I was mainly referring to our ongoing debate, which centred around the 'What is Art?' question- causing both philosophical and personal outbursts and confusion :) It was good fun, and very well taught (a lot of higher order thinking and engagement), but we always struggled to align the traditional view of Art as something whose value can be understood in absolute terms with the new subjective- but largely valid- concept of Art. "Ideas are the new paint", etc. We couldn't land on answers, though the flights were enjoyable :) Where do you 'draw the line' when art is all about innovation, new visual communications and appreciations, but there is such a thing as good Art?
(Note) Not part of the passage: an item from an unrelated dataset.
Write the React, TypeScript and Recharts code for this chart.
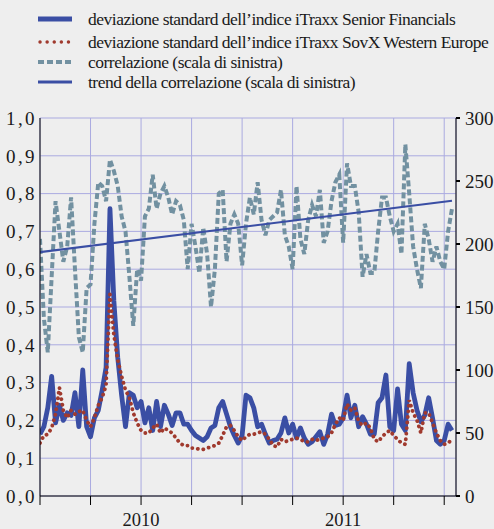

So your ideas (and the ones I imposed on them in that other conversation, inspired by them...) seem a really relevant place to move on to from there. We have established solidly enough that all art is both socially situated and inherently worth something more or less; that these two fields work on each other in an intricate and organic way (that's the key), instead of being totally separate Notions of the 'objective' and 'subjective'. But the definitional question is still good, since Art is very much about the mystery of defining without constraining. 'How?' and 'Where?' play well into that.

I think I do see a difference between aesthetic and technical judgements of value. Do you mean by aesthetic the intuitive, affective power of a piece (whether or not that contains surface notions of 'beauty'), and by technique the level of skill involved in the work- just as other fields of craftsmanship, expertise and literature have much value inherent in the skill they contain?

I guess that only works perfectly in a conversation of public Art, as opposed to personally communicative art... For example, when I write poems that are not brilliant but that mean something, or use a painting (of very average skill!) to give a friend a piece of 'meaning' that only the visual can portray. The two interact. But in terms of Art the institution, I think I agree that if we ask for more quantitative measure (a real part of the whole process of enjoying), then technique-based judgements are the main thing.

Perhaps technique refers anyway to skill with aesthetics, meaning and concept; and perhaps it falls itself under the broad umbrella of aesthetic response. This door on the fabric of brim-filled, rich Creation may be why Art itself holds such value to us, rather than only facilitating things of value- which it also does, as we are in all our worlds are allowed to interact with it :)

Iambic Admonit said...

Rosie: Yes, actually, I wrote a later version of this article including geurilla knitting, and I guess the editors posted the wrong version! Hum.